Michael Cleveland is an absolute delight, and if you have any cause to doubt it, then have a listen to “Jack O Diamonds” from his latest release, On Down the Line. It’s the standard old-time fiddle tune, though he fills it with nods, winks, chuckles, in-jokes, and punch lines. Yes, he’s a master of the instrument, but that’s not what Cleveland is about. He’s about having a lot of fun, and he does, and he lets us have a lot of fun too.
Indeed, pieces like “Jack O Diamonds” can often serve as a key to understanding a musician’s playing, and what they bring to their instrument generally. Here’s an interesting experiment: listen to Bruce Molsky play “Jack O’ Diamonds” (see video below) in comparison with what Cleveland does with the tune. Molsky is an absolute master, and his take on the piece reveals his musical fingerprint as readily as Cleveland’s does. Molsky keeps it in the realm of old-time fiddling—there is no syncopation, vibrato and bent notes are used sparingly. He catches the lower strings as a means of clarifying the pulse, and wonderfully accompanies himself with double stops and drones. The hiccoughs—the plucked notes—are static triplets. (For that matter, Tim O’Brien does a lovely version of the piece on Songs from the Mountain, and it, too, provides another nice comparison.)
It’s a delight, but it’s very different than what Cleveland does, which is to place the piece more clearly within a bluegrass context. From the first bent note, we know that that this is Cleveland territory, and he’s really “playing” the piece in the truest sense of the word. He’s quoting phrases from bluegrass, and even a nod here and there to the jazz end of the spectrum. He’s adjusting the chord accompaniment, dropping a tone here or there, or adding a minor—things that Molsky doesn’t do.

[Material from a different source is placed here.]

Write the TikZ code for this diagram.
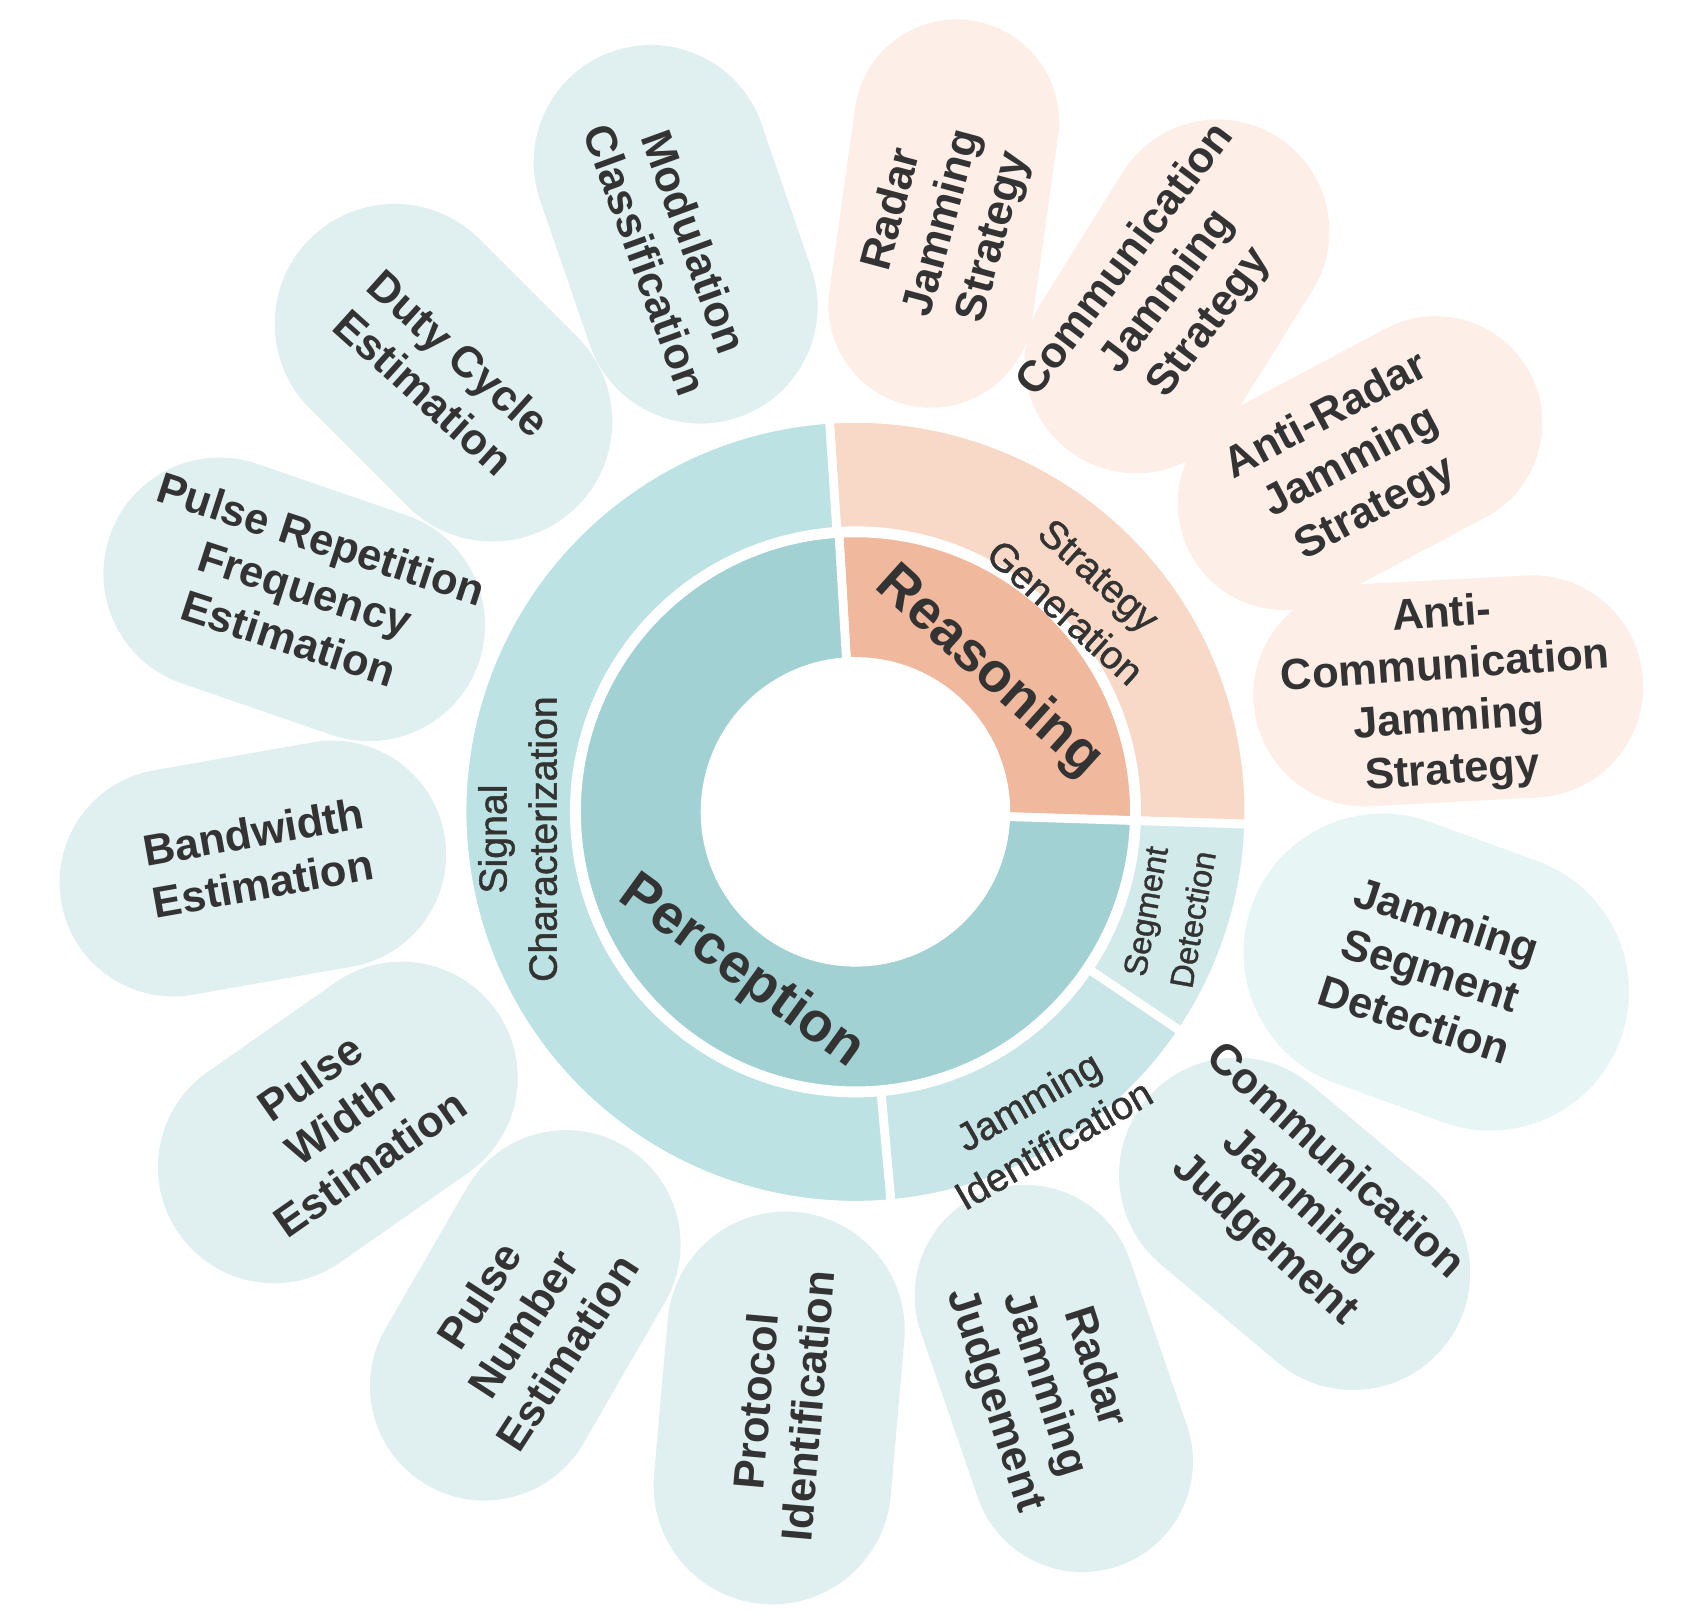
\documentclass[tikz,border=0pt]{standalone}
\usepackage{fontspec}
\setmainfont{Liberation Sans}
\newfontfamily\ringfont[FakeBold=1.2]{Liberation Sans}
\definecolor{tleaf}{HTML}{E0F0F0}
\definecolor{tleafl}{HTML}{E8F5F5}
\definecolor{oleaf}{HTML}{FDEEE7}
\definecolor{perc}{HTML}{A2D1D3}
\definecolor{sigc}{HTML}{BCE2E3}
\definecolor{jamid}{HTML}{C8E6E7}
\definecolor{segd}{HTML}{D3EAEB}
\definecolor{reas}{HTML}{F0B89C}
\definecolor{strg}{HTML}{F8D9C8}
\definecolor{txt}{HTML}{333333}
\newcommand{\sect}[5]{\fill[#5,draw=white,line width=8pt] (#3:#2) arc[start angle=#3,end angle=#4,radius=#2] -- (#4:#1) arc[start angle=#4,end angle=#3,radius=#1] -- cycle;}
\tikzset{
  leafshape/.style n args={2}{draw=none,rectangle,minimum width=#1,minimum height=#2,rounded corners=#2/2-0.01pt,inner sep=0pt},
  leaftext/.style={align=center,text=txt,font=\fontsize{40}{48}\selectfont\bfseries,inner sep=0pt},
  ringtext/.style={align=center,text=txt,font=\ringfont\fontsize{36}{46}\selectfont,inner sep=0pt},
  coretext/.style={text=txt,font=\fontsize{51}{60}\selectfont\bfseries,inner sep=0pt}
}
\begin{document}
\begin{tikzpicture}[x=1pt,y=1pt]
\useasboundingbox (0,0) rectangle (1560,1480);
% leaves
\node[leafshape={355pt}{215pt},fill=tleaf,rotate=-71] (s1) at (620,1265) {};
\node[leafshape={347pt}{220pt},fill=tleaf,rotate=-45] (s2) at (407,1138) {};
\node[leafshape={358pt}{213pt},fill=tleaf,rotate=-19] (s3) at (270,930) {};
\node[leafshape={357pt}{209pt},fill=tleaf,rotate=10] (s4) at (232,683) {};
\node[leafshape={356pt}{213pt},fill=tleaf,rotate=35] (s5) at (310,450) {};
\node[leafshape={360pt}{210pt},fill=tleaf,rotate=60] (s6) at (482,273) {};
\node[leafshape={361pt}{218pt},fill=tleaf,rotate=85] (s7) at (715,188) {};
\node[leafshape={364pt}{203pt},fill=tleaf,rotate=-71] (s8) at (967,215) {};
\node[leafshape={355pt}{215pt},fill=tleaf,rotate=-40] (s9) at (1188,357) {};
\node[leafshape={360pt}{255pt},fill=tleafl,rotate=-20] (s10) at (1318,588) {};
\node[leafshape={358pt}{204pt},fill=oleaf,rotate=3] (s11) at (1329,846) {};
\node[leafshape={353pt}{196pt},fill=oleaf,rotate=28] (s12) at (1248,1055) {};
\node[leafshape={346pt}{205pt},fill=oleaf,rotate=58] (s13) at (1080,1208) {};
\node[leafshape={358pt}{188pt},fill=oleaf,rotate=82] (s14) at (866,1284) {};
\node[leaftext,rotate=-70] (t1) at (615,1250) {Modulation\\Classification};
\node[leaftext,rotate=-42] (t2) at (405,1138) {Duty Cycle\\Estimation};
\node[leaftext,rotate=-18] (t3) at (280,940) {Pulse Repetition\\Frequency\\Estimation};
\node[leaftext,rotate=10] (t4) at (237,693) {Bandwidth\\Estimation};
\node[leaftext,rotate=35] (t5) at (312,452) {Pulse\\Width\\Estimation};
\node[leaftext,rotate=57] (t6) at (480,265) {Pulse\\Number\\Estimation};
\node[leaftext,rotate=85] (t7) at (717,192) {Protocol\\Identification};
\node[leaftext,rotate=-72] (t8) at (958,210) {Radar\\Jamming\\Judgement};
\node[leaftext,rotate=-42] (t9) at (1192,378) {Communication\\Jamming\\Judgement};
\node[leaftext,rotate=-18] (t10) at (1313,590) {Jamming\\Segment\\Detection};
\node[leaftext,rotate=4] (t11) at (1328,843) {Anti-\\Communication\\Jamming\\Strategy};
\node[leaftext,rotate=28] (t12) at (1240,1055) {Anti-Radar\\Jamming\\Strategy};
\node[leaftext,rotate=53] (t13) at (1072,1212) {Communication\\Jamming\\Strategy};
\node[leaftext,rotate=75] (t14) at (866,1275) {Radar\\Jamming\\Strategy};
% rings
\begin{scope}[shift={(785,735)}]
\sect{138}{256}{-1.8}{93.4}{reas}
\sect{138}{256}{93.4}{358.2}{perc}
\sect{258}{361}{-1.8}{93.8}{strg}
\sect{258}{361}{-34}{-1.8}{segd}
\sect{258}{361}{-84.8}{-34}{jamid}
\sect{258}{361}{93.8}{275.2}{sigc}
\end{scope}
\node[coretext,rotate=-42] (reasoning) at (907,863) {Reasoning};
\node[coretext,rotate=-36] (perception) at (680,588) {Perception};
\node[ringtext,rotate=90] (sigchar) at (475,710) {Signal\\Characterization};
\node[ringtext,rotate=-42] (strgen) at (993,935) {Strategy\\Generation};
\node[ringtext,rotate=80,font=\ringfont\fontsize{30}{44}\selectfont] (segdet) at (1073,640) {Segment\\Detection};
\node[ringtext,rotate=30] (jamident) at (955,450) {Jamming\\Identification};
\end{tikzpicture}
\end{document}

It’s not about better or worse, but how both musicians are using the piece to show what they, as musicians, are bringing to the music. If someone were unfamiliar with Cleveland, I’d probably suggest that they listen to “Jack O’ Diamonds” first, and then go back to the start of the album. Once we’ve clued into Cleveland’s musical personality, we can then see what he’s doing in all the other pieces on this album. They, too, are full of nods and winks, a masterful presentation that includes a wonderful sense of humor, empathy, and joy. You just can’t help but smile from beginning to end.
The band couldn’t be more solid or clean, and on this release are perhaps even excelling themselves. Cleveland gets lead billing, but he doesn’t hog the spotlight at all. The voices of the others come through, including the vocals, with some standouts in “The Sunny Side of Town,” “Fiddlin’ Joe,” and “The Garden Wall.”
“The Sunny Side Of Town”
The album ends with “The Orange Blossom Special” which is, inevitably, a piece that Cleveland has been playing since he was a child. There is video of him at perhaps 12 years of age playing it with Doc Watson (see video below). They are backstage at the IBMA—the clip is from the film Bluegrass Journey—and Pete Wernick in the background just beaming with delight. There is a moment on the video which I think of whenever I see Cleveland: Watson asks if he has been blind since birth, and Cleveland says “yeah, but I don’t think of it too much. You know, there are some things I can’t do, but I’m going to make do with what I can do.” Like I said, a delight. I think we can all learn something from Michael Cleveland, and in the meantime, we have albums like On Down the Line. Without a doubt, it’s some of the best new music you’ll hear this year.